Besondere Hervorhebung verdienen die zwischen den Artikeln platzierten kurzen (zuweilen zu kurzen) Erläuterungen zu bestimmten Stichworten und Sachverhalten, zumeist aus der Feder von Uwe Klußmann. Das brandenburgisch-preußischen Kolonialabenteuer samt Sklavenhandel wird auf nur zwei Seiten von Nils Klawitter, ebenfalls ein »Spiegel«-Redakteur, kurz umrissen. Der Autor vergisst jedoch zu erwähnen, dass nicht nur das Kurfürstentum Brandenburg kolonialen Handel inklusive Sklavenhandel betrieb, sondern ab Beginn des 18. Jahrhunderts auch der Staat Preußen. Notwendige Korrektur: Es wurden von jenem nicht 30 000 Afrikaner, sondern knapp 20 000 Afrikaner in die Sklaverei in die Karibik verschifft. Was die Tragik natürlich nicht mindert.

Weitere »Kurzartikel« widmen sich Carl Peters, Bismarcks Kolonialpolitik, der Niederschlagung des Maji-Maji-Krieges (nicht Aufstandes) und weiteren Tiefpunkten der deutschen Kolonialgeschichte, die man eigentlich nicht in dieser Knappheit darstellen kann und sollte, da dies weder der politischen Bildung dient noch einer erfolgreichen Argumentation in den aktuellen, teils sehr kontroversen Diskussionen über die Folgen der deutschen Kolonialvergangenheit. Zu bedenken ist zudem, dass im Mittelpunkt des kolonialen Handels oftmals auch individuelle Interessen und Charaktereigenschaften standen und nicht immer wirtschaftliche oder machtpolitische Gründe. Andere Beiträge sind informativer und zuverlässiger, so etwa aus der Feder von Autoren aus den ehemaligen Kolonien, in eigenen Aufsätzen oder in Form von Interviews geboten.

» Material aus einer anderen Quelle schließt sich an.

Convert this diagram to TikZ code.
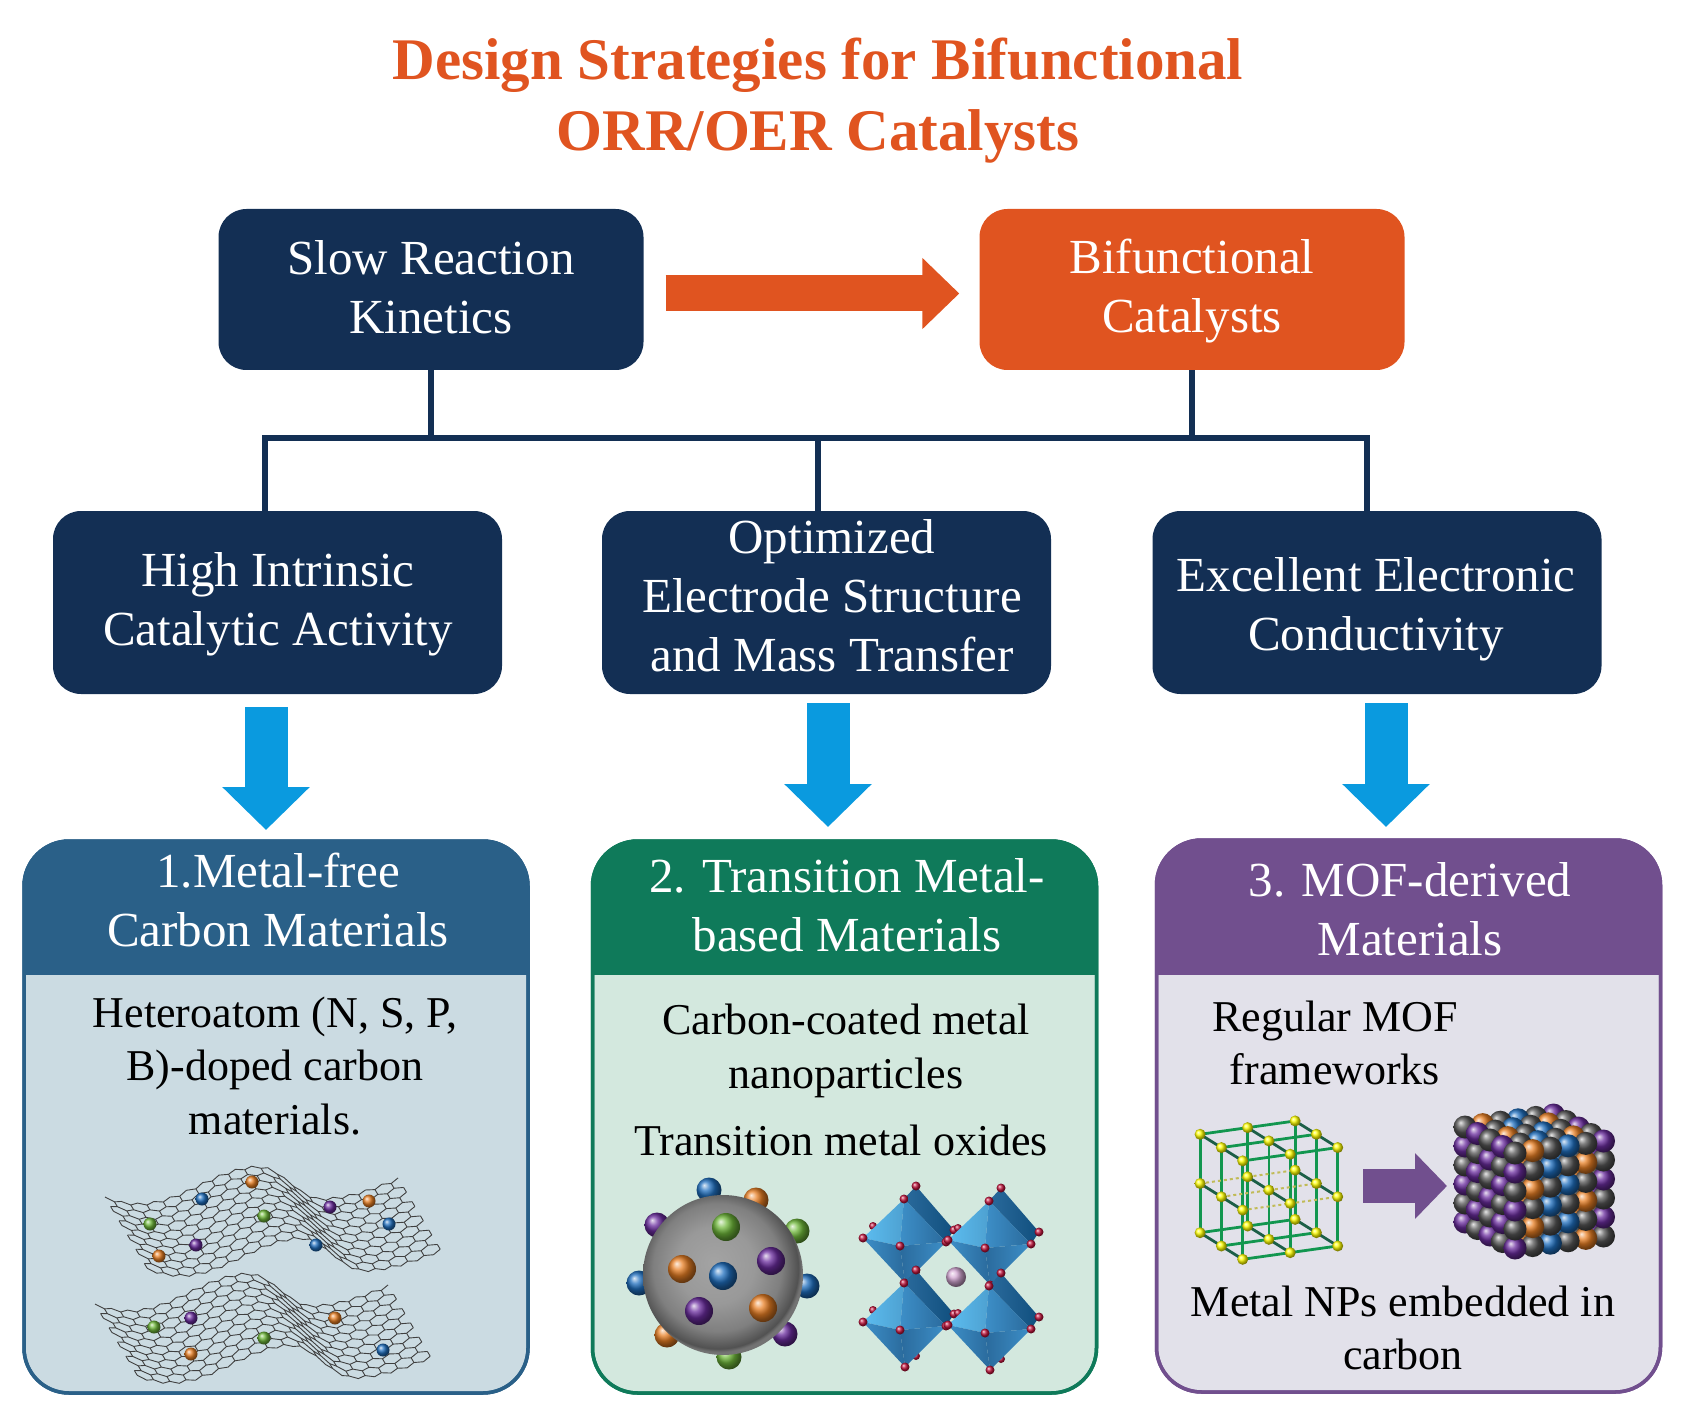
\documentclass[tikz,border=0pt]{standalone}
\usepackage{fontspec}
\setmainfont{Liberation Serif}
\usetikzlibrary{arrows.meta}
\definecolor{navy}{HTML}{132F54}
\definecolor{flame}{HTML}{E05420}
\definecolor{sky}{HTML}{0A9ADF}
\definecolor{headblue}{HTML}{2A6088}
\definecolor{bodyblue}{HTML}{CBDBE2}
\definecolor{headgreen}{HTML}{0F7A5A}
\definecolor{bodygreen}{HTML}{D3E8DE}
\definecolor{headpurple}{HTML}{714F8E}
\definecolor{bodypurple}{HTML}{E2E1EA}
\definecolor{dotorange}{HTML}{E87F24}
\definecolor{dotblue}{HTML}{1F6FBF}
\definecolor{dotgreen}{HTML}{6FB83A}
\definecolor{dotpurple}{HTML}{6A2C9E}
\definecolor{dotgray}{HTML}{565656}
\definecolor{oxred}{HTML}{C0143C}
\definecolor{facelight}{HTML}{5CBDF0}
\definecolor{facemid}{HTML}{3D8FC8}
\definecolor{facedark}{HTML}{2A6A9C}
\definecolor{cagegreen}{HTML}{12964F}
\definecolor{cageteal}{HTML}{1C5F47}
\pgfdeclareradialshading{coresphere}{\pgfpoint{-3bp}{4bp}}{%
  color(0bp)=(black!36); color(12bp)=(black!40); color(20bp)=(black!50);
  color(25bp)=(black!68); color(26bp)=(black!55); color(50bp)=(black!55)}
% one ball of the drawings
\newcommand\ballat[4][6.5pt]{\shade[ball color=#4] (#2,#3) circle (#1);}
% wavy honeycomb sheet
\newcommand\hexsheet[2]{%
  \begin{scope}[shift={(#1,#2)}]
    \foreach \j in {0,...,10}
      \draw[hexline] plot[samples at={0,...,36},variable=\i] ({sx(\i,\j)},{sy(\i,\j)});
    \foreach \j in {0,...,9}
      \foreach \i in {0,...,36}{
        \ifodd\numexpr\i+\j\relax
          \draw[hexline] ({sx(\i,\j)},{sy(\i,\j)}) -- ({sx(\i,\j+1)},{sy(\i,\j+1)});
        \fi}
  \end{scope}}
% one octahedron with its back edge
\newcommand\octa[2]{%
  \begin{scope}[shift={(#1,#2)}]
    \coordinate (vt) at (0,0);
    \coordinate (vl) at (-41,39);
    \coordinate (vr) at (42,43);
    \coordinate (vf) at (-4,47);
    \coordinate (vb) at (1,84);
    \coordinate (bt) at (12,-13);
    \coordinate (br) at (50,31);
    \ballat[4pt]{12}{73}{oxred}
    \ballat[4pt]{-31}{27}{oxred}
    \shade[left color=facedark,right color=navy!70!sky] (vt) -- (bt) -- (br) -- (vr) -- cycle;
    \shade[left color=facelight,right color=facelight!80!navy] (vt) -- (vl) -- (vf) -- cycle;
    \shade[left color=facemid,right color=facedark] (vt) -- (vf) -- (vr) -- cycle;
    \shade[left color=facemid,right color=facedark] (vl) -- (vf) -- (vb) -- cycle;
    \shade[left color=facedark,right color=facemid] (vf) -- (vr) -- (vb) -- cycle;
    \foreach \p/\q in {0/0,-41/39,42/43,-4/47,1/84,12/-13,50/31}{
      \ballat[4.5pt]{\p}{\q}{oxred}}
  \end{scope}}

\begin{document}
\begin{tikzpicture}
[x=1pt,y=-1pt,
  boxtext/.style={text=white,align=center,font=\fontsize{49}{59}\selectfont},
  bodytext/.style={text=black,align=center,font=\fontsize{44}{53.5}\selectfont},
  title/.style={text=flame,align=center,font=\fontsize{59}{71}\selectfont\bfseries},
  navybox/.style={fill=navy,rounded corners=28pt,minimum width=449pt,minimum height=183pt},
  panel/.style={line width=3.5pt,outer sep=0pt,rounded corners=45pt,minimum width=504pt,minimum height=552pt},
  busline/.style={draw=navy,line width=5.5pt},
  fatorange/.style={draw=flame,line width=36pt,-{Triangle[length=37pt,width=69pt]}},
  fatblue/.style={draw=sky,line width=43pt,-{Triangle[length=43pt,width=85pt]}},
  fatpurple/.style={draw=headpurple,line width=34pt,-{Triangle[length=32pt,width=64pt]}},
  hexline/.style={draw=black!75,line width=0.9pt},
  latfront/.style={draw=cagegreen,line width=2.8pt},
  latside/.style={draw=cageteal,line width=2.8pt},
  latmid/.style={draw=olive!55!white,line width=2pt,dashed},
  declare function={
    wavey(\u)=17*cos(ifthenelse(\u<0.52,180*(\u-0.12)/0.4,
      ifthenelse(\u<0.74,180+180*(\u-0.52)/0.22,360+180*(\u-0.74)/0.5)));
    sv(\p,\q)=(1.5*\q+0.5*mod(\p+\q,2))/16;
    sx(\p,\q)=293*\p/36+45*sv(\p,\q);
    sy(\p,\q)=-8*\p/36+76*sv(\p,\q)+wavey(\p/36);}]
\useasboundingbox (0,0) rectangle (1690,1420);
\node[title] (head) at (818,101) {Design Strategies for Bifunctional\\ORR/OER Catalysts};

\node[navybox,minimum width=425pt,minimum height=161pt] (slow) at (431,289.5) {};
\node[navybox,fill=flame,minimum width=425pt,minimum height=161pt] (bifunc) at (1192,289.5) {};
\node[navybox] (high) at (277.5,602.5) {};
\node[navybox] (optim) at (826.5,602.5) {};
\node[navybox] (elec) at (1377,602.5) {};
\node[boxtext] at (431,287) {Slow Reaction\\Kinetics};
\node[boxtext] at (1192,291) {Bifunctional\\Catalysts};
\node[boxtext] at (278,604) {High Intrinsic\\Catalytic Activity};
\node[boxtext] at (832,596) {Optimized\\Electrode Structure\\and Mass Transfer};
\node[boxtext] at (1376,609) {Excellent Electronic\\Conductivity};

\coordinate (bus) at (818,438);
\draw[busline] (slow.south) -- (slow.south |- bus);
\draw[busline] (bifunc.south) -- (bifunc.south |- bus);
\draw[busline] ([xshift=-12.5pt]high.north) |- (bus) -| ([xshift=-10pt]elec.north);
\draw[busline] (bus) -- ([xshift=-8.5pt]optim.north);
\draw[fatorange,shorten <=22pt,shorten >=20pt] ([yshift=-4pt]slow.east) -- ([yshift=-4pt]bifunc.west);

% three material panels
\foreach \name/\cx/\cy/\hc/\bc/\hy in {matfree/276/1117/headblue/bodyblue/975,
    trans/844.5/1117/headgreen/bodygreen/975,mof/1408.5/1116/headpurple/bodypurple/975}{
  \node[panel,draw=\hc,fill=\bc] (\name) at (\cx,\cy) {};
  \begin{scope}
    \clip[rounded corners=45pt] (\name.south west) rectangle (\name.north east);
    \fill[\hc] (\name.north west) rectangle (\name.east |- 0,\hy);
  \end{scope}
  \draw[draw=\hc,line width=3.5pt,rounded corners=45pt] (\name.south west) rectangle (\name.north east);
}
\draw[fatblue,shorten <=13pt,shorten >=11pt] ([xshift=-11.5pt]high.south) -- ([xshift=-10pt]matfree.north);
\draw[fatblue,shorten <=9pt,shorten >=14pt] ([xshift=1.5pt]optim.south) -- ([xshift=-16.5pt]trans.north);
\draw[fatblue,shorten <=9pt,shorten >=13pt] ([xshift=9pt]elec.south) -- ([xshift=-22.5pt]mof.north);

\node[boxtext] (mfhead) at (278,900) {1.Metal-free\\Carbon Materials};
\node[boxtext] (tmhead) at (847,905) {2. Transition Metal-\\based Materials};
\node[boxtext] (mofhead) at (1410,909) {3. MOF-derived\\Materials};

\node[bodytext] (mftext) at (275,1066) {Heteroatom (N, S, P,\\B)-doped carbon\\materials.};
\node[bodytext] (tmtext) at (846,1051) {Carbon-coated metal\\nanoparticles};
\node[bodytext] (tmoxide) at (841,1140) {Transition metal oxides};
\node[bodytext] (moftext) at (1335,1043) {Regular MOF\\frameworks};
\node[bodytext] (npstext) at (1403,1328) {Metal NPs embedded in\\carbon};

% doped carbon sheets
\hexsheet{105}{1187}
\hexsheet{95}{1294}
\foreach \p/\q/\c in {252/1182/dotorange,202/1199/dotblue,150/1224/dotgreen,264/1216/dotgreen,
    330/1207/dotpurple,369/1201/dotorange,389/1224/dotblue,196/1245/dotpurple,159/1256/dotorange,
    316/1245/dotblue,154/1327/dotgreen,191/1318/dotpurple,335/1318/dotorange,264/1338/dotgreen,
    191/1354/dotorange,383/1350/dotblue}{
  \ballat{\p}{\q}{\c}}

% coated nanoparticle
\foreach \p/\q/\c in {709/1190/dotblue,756/1200/dotorange,657/1225/dotpurple,797/1231/dotgreen,
    639/1283/dotblue,807/1286/dotblue,667/1335/dotorange,785/1334/dotpurple,729/1357/dotgreen}{
  \ballat[12.5pt]{\p}{\q}{\c}}
\shade[shading=coresphere] (723,1275) circle (80pt);
\foreach \p/\q/\c in {726/1227/dotgreen,682/1269/dotorange,723/1276/dotblue,771/1261/dotpurple,
    699/1311/dotpurple,763/1308/dotorange}{
  \ballat[14pt]{\p}{\q}{\c}}

% oxide octahedra
\octa{904}{1199}
\octa{989}{1201}
\octa{904}{1283}
\octa{989}{1286}
\ballat[10pt]{956}{1277}{violet!35!white}

% cage lattice
\begin{scope}[shift={(1242.7,1259.3)},x={(47.5pt,6.67pt)},y={(-21.3pt,13.3pt)},z={(0pt,49.2pt)}]
  \foreach \i in {0,1,2}
    \foreach \j in {0,1,2}{
      \draw[latfront] (\i,\j,0) -- (\i,\j,2);
    }
  \foreach \k in {0,2}
    \foreach \s in {0,1,2}{
      \draw[latfront] (0,\s,\k) -- (2,\s,\k);
      \draw[latside] (\s,0,\k) -- (\s,2,\k);
    }
  \foreach \s in {0,1,2}{
    \draw[latmid] (0,\s,1) -- (2,\s,1);
    \draw[latside] (\s,0,1) -- (\s,2,1);
  }
  \foreach \i in {0,1,2}
    \foreach \j in {0,1,2}
      \foreach \k in {0,1,2}
        \shade[ball color=yellow] (\i,\j,\k) circle (5.5pt);
\end{scope}
\coordinate (latout) at (1363,1186);
\coordinate (cubein) at (1447,1186);
\draw[fatpurple] (latout) -- (cubein);

% ball cluster
\begin{scope}[shift={(1515,1248)},x={(17.7pt,2.4pt)},y={(-12.5pt,6.5pt)},z={(0pt,19pt)}]
  \foreach \j in {4,...,0}
    \foreach \i/\c in {5/dotpurple,4/dotorange,3/dotblue,2/dotblue,1/dotorange,0/dotpurple}
      \foreach \k in {0,...,5}{
        \ifodd\numexpr\i+\j+\k\relax\def\tint{dotgray}\else\def\tint{\c}\fi
        \shade[ball color=\tint] (\i,\j,\k) circle (11.5pt);
      }
\end{scope}
\end{tikzpicture}
\end{document}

Die größte Schwäche dieses Buches besteht jedoch darin, dass die Herausgeber nicht erklären, was sie unter Kolonialismus verstehen. Wie so oft verzichtet man auf eine Definition. Letztlich erlaubt das Buch, unter Beachtung der Monita, zumindest für bislang mit der Problematik nicht vertrauten Leser, einen populärwissenschaftlichen Einstieg. Mehr jedoch nicht.

Eva-Maria Schnurr/Frank Patalong (Hg.): »Deutschland, deine Kolonien«. Geschichte und Gegenwart einer verdrängten Zeit. DVA, 253 S., geb., 22 €.